-- Dataset excerpts start --
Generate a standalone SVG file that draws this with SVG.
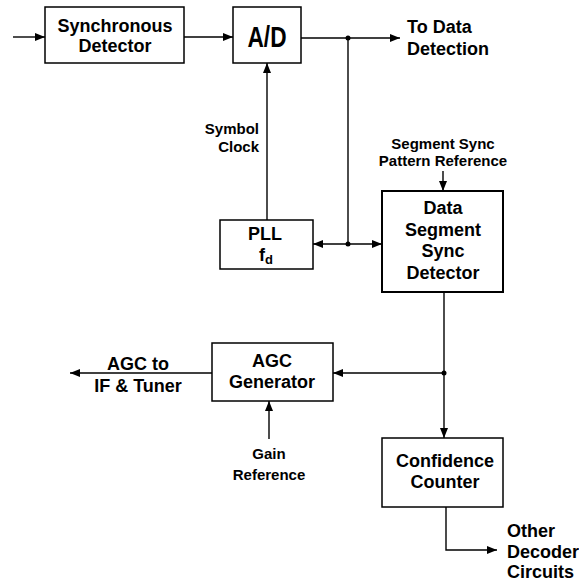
<svg xmlns="http://www.w3.org/2000/svg" width="579" height="583" viewBox="0 0 579 583">
<style>
.box{fill:#fff;stroke:#000;stroke-width:1.5}
.thick{stroke-width:2}
.ln{fill:none;stroke:#000;stroke-width:1.4}
.t{font-family:"Liberation Sans",Arial,sans-serif;font-weight:bold;font-size:18px;fill:#000}
.s{font-family:"Liberation Sans",Arial,sans-serif;font-weight:bold;font-size:15px;fill:#000}
.m{text-anchor:middle}
.e{text-anchor:end}
</style>
<defs>
<marker id="ah" markerUnits="userSpaceOnUse" markerWidth="11" markerHeight="9" refX="10" refY="4" orient="auto-start-reverse">
<path d="M0,0 L10,4 L0,8 z" fill="#000"/>
</marker>
</defs>
<g id="connectors">
<path class="ln" d="M13,37 H45" marker-end="url(#ah)"/>
<path class="ln" d="M184,37 H233" marker-end="url(#ah)"/>
<path class="ln" d="M301,38 H400" marker-end="url(#ah)"/>
<path class="ln" d="M348,38 V244"/>
<path class="ln" d="M313,244 H382" marker-start="url(#ah)" marker-end="url(#ah)"/>
<path class="ln" d="M267,220 V63" marker-end="url(#ah)"/>
<path class="ln" d="M443,171 V191" marker-end="url(#ah)"/>
<path class="ln" d="M444,292 V438" marker-end="url(#ah)"/>
<path class="ln" d="M444,373 H333" marker-end="url(#ah)"/>
<path class="ln" d="M212,373 H70" marker-end="url(#ah)"/>
<path class="ln" d="M269,439 V401" marker-end="url(#ah)"/>
<path class="ln" d="M446,507 V550 H497" marker-end="url(#ah)"/>
<circle cx="348" cy="38" r="2.5"/>
<circle cx="348" cy="244" r="2.5"/>
<circle cx="444" cy="373" r="2.5"/>
</g>
<g id="sync-detector">
<rect class="box" x="45" y="7" width="139" height="56"/>
<text class="t m" x="115" y="32">Synchronous</text>
<text class="t m" x="115" y="52">Detector</text>
</g>
<g id="ad">
<rect class="box" x="233" y="7" width="68" height="56"/>
<text class="m" x="267" y="47" font-family="Liberation Sans, Arial, sans-serif" font-weight="bold" font-size="30" textLength="39" lengthAdjust="spacingAndGlyphs">A/D</text>
</g>
<g id="to-data-detection">
<text class="t" x="407" y="33">To Data</text>
<text class="t" x="407" y="55">Detection</text>
</g>
<g id="symbol-clock">
<text class="s e" x="259" y="134">Symbol</text>
<text class="s e" x="259" y="152">Clock</text>
</g>
<g id="pll">
<rect class="box" x="220" y="220" width="93" height="49"/>
<text class="t m" x="265" y="240">PLL</text>
<text class="t" x="259" y="261">f<tspan font-size="13" dy="3">d</tspan></text>
</g>
<g id="segment-sync-ref">
<text class="s m" x="443" y="149">Segment Sync</text>
<text class="s m" x="443" y="166">Pattern Reference</text>
</g>
<g id="dssd">
<rect class="box thick" x="382" y="191" width="121" height="101"/>
<text class="t m" x="443" y="214">Data</text>
<text class="t m" x="443" y="236">Segment</text>
<text class="t m" x="443" y="257">Sync</text>
<text class="t m" x="443" y="279">Detector</text>
</g>
<g id="agc-generator">
<rect class="box" x="212" y="343" width="121" height="58"/>
<text class="t m" x="272" y="367">AGC</text>
<text class="t m" x="272" y="388">Generator</text>
</g>
<g id="agc-out">
<text class="t m" x="138" y="370">AGC to</text>
<text class="t m" x="138" y="392">IF &amp; Tuner</text>
</g>
<g id="gain-reference">
<text class="s m" x="269" y="459">Gain</text>
<text class="s m" x="269" y="480">Reference</text>
</g>
<g id="confidence-counter">
<rect class="box" x="382" y="438" width="121" height="69"/>
<text class="t m" x="445" y="467">Confidence</text>
<text class="t m" x="445" y="488">Counter</text>
</g>
<g id="other-decoder">
<text class="t" x="507" y="537">Other</text>
<text class="t" x="507" y="558">Decoder</text>
<text class="t" x="507" y="578">Circuits</text>
</g>
</svg>
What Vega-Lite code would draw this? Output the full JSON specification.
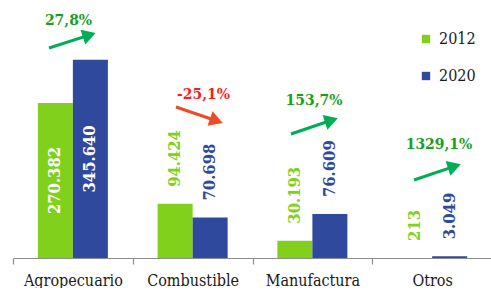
{
  "$schema": "https://vega.github.io/schema/vega-lite/v6.json",
  "width": 479,
  "height": 258,
  "padding": {"left": 12, "top": 0, "right": 0, "bottom": 0},
  "background": "white",
  "config": {
    "view": {"stroke": null},
    "locale": {"number": {"decimal": ",", "thousands": ".", "grouping": [3], "currency": ["", ""]}}
  },
  "datasets": {
    "main": [
      {"cat": "Agropecuario", "year": "2012", "value": 270382},
      {"cat": "Agropecuario", "year": "2020", "value": 345640},
      {"cat": "Combustible", "year": "2012", "value": 94424},
      {"cat": "Combustible", "year": "2020", "value": 70698},
      {"cat": "Manufactura", "year": "2012", "value": 30193},
      {"cat": "Manufactura", "year": "2020", "value": 76609},
      {"cat": "Otros", "year": "2012", "value": 213},
      {"cat": "Otros", "year": "2020", "value": 3049}
    ],
    "annot": [
      {"cat": "Agropecuario", "pct": "27,8%", "trend": "up", "tx": 0.4635, "ty": 415000, "x1": 0.3006, "y1": 366300, "x2": 0.637, "y2": 388800},
      {"cat": "Combustible", "pct": "-25,1%", "trend": "down", "tx": 1.5908, "ty": 286000, "x1": 1.3612, "y1": 263400, "x2": 1.6985, "y2": 239450},
      {"cat": "Manufactura", "pct": "153,7%", "trend": "up", "tx": 2.5136, "ty": 275600, "x1": 2.3215, "y1": 216300, "x2": 2.659, "y2": 240200},
      {"cat": "Otros", "pct": "1329,1%", "trend": "up", "tx": 3.5574, "ty": 198800, "x1": 3.3486, "y1": 136000, "x2": 3.686, "y2": 159900}
    ]
  },
  "layer": [
    {
      "data": {"name": "main"},
      "encoding": {
        "x": {
          "field": "cat", "type": "nominal", "sort": null,
          "scale": {"paddingInner": 0, "paddingOuter": 0},
          "axis": {
            "title": null, "labelAngle": 0, "domainColor": "#8c8c8c", "tickColor": "#8c8c8c",
            "tickBand": "extent", "tickSize": 6, "labelFont": "DejaVu Serif Condensed", "labelFontSize": 16,
            "labelColor": "#1a1a1a", "labelPadding": 8, "domainWidth": 1.2, "tickWidth": 1.2
          }
        },
        "xOffset": {"field": "year", "type": "nominal", "scale": {"paddingOuter": 0.71, "paddingInner": 0}},
        "y": {"field": "value", "type": "quantitative", "scale": {"domain": [0, 450000], "nice": false}, "axis": null}
      },
      "layer": [
        {
          "mark": {"type": "bar"},
          "encoding": {
            "color": {
              "field": "year", "type": "nominal",
              "scale": {"domain": ["2012", "2020"], "range": ["#80d01c", "#2f4a9c"]},
              "legend": {
                "title": null, "orient": "none", "legendX": 405, "legendY": 31, "symbolType": "square",
                "symbolSize": 70, "symbolStrokeWidth": 0, "labelFont": "DejaVu Serif Condensed", "labelFontSize": 16,
                "labelColor": "#1a1a1a", "rowPadding": 21, "labelOffset": 5
              }
            }
          }
        },
        {
          "transform": [{"filter": "datum.value > 150000"}, {"calculate": "datum.value / 2", "as": "mid"}],
          "mark": {"type": "text", "angle": 270, "align": "center", "baseline": "middle", "font": "DejaVu Serif Condensed", "fontWeight": "bold", "fontSize": 16.5, "color": "white"},
          "encoding": {
            "y": {"field": "mid", "type": "quantitative"},
            "text": {"field": "value", "type": "quantitative", "format": ",d"}
          }
        },
        {
          "transform": [{"filter": "datum.value <= 150000"}],
          "mark": {"type": "text", "angle": 270, "align": "left", "baseline": "middle", "dx": 17, "font": "DejaVu Serif Condensed", "fontWeight": "bold", "fontSize": 16.5},
          "encoding": {
            "color": {"field": "year", "type": "nominal"},
            "text": {"field": "value", "type": "quantitative", "format": ",d"}
          }
        }
      ]
    },
    {
      "data": {"name": "annot"},
      "layer": [
        {
          "mark": {"type": "rule", "strokeWidth": 3},
          "encoding": {
            "x": {"field": "x1", "type": "quantitative", "scale": {"domain": [0, 4], "nice": false, "zero": true}, "axis": null},
            "x2": {"field": "x2"},
            "y": {"field": "y1", "type": "quantitative"},
            "y2": {"field": "y2"},
            "color": {"condition": {"test": "datum.trend == 'down'", "value": "#ef4a26"}, "value": "#00ad55"}
          }
        },
        {
          "mark": {"type": "point", "shape": "triangle-up", "filled": true, "size": 240, "opacity": 1},
          "encoding": {
            "x": {"field": "x2", "type": "quantitative"},
            "y": {"field": "y2", "type": "quantitative"},
            "angle": {"condition": {"test": "datum.trend == 'down'", "value": 109}, "value": 72},
            "color": {"condition": {"test": "datum.trend == 'down'", "value": "#ef4a26"}, "value": "#00ad55"}
          }
        },
        {
          "mark": {"type": "text", "font": "DejaVu Serif Condensed", "fontWeight": "bold", "fontSize": 15.5, "align": "center", "baseline": "middle"},
          "encoding": {
            "x": {"field": "tx", "type": "quantitative"},
            "y": {"field": "ty", "type": "quantitative"},
            "text": {"field": "pct"},
            "color": {"condition": {"test": "datum.trend == 'down'", "value": "#ff1a1a"}, "value": "#16a01e"}
          }
        }
      ]
    }
  ],
  "resolve": {"scale": {"x": "independent", "color": "independent"}}
}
-- Dataset excerpts end --
From the listing above, copy every line that includes the word "this".

__Exercise response__
Generate a standalone SVG file that draws this with SVG.
What Vega-Lite code would draw this? Output the full JSON specification.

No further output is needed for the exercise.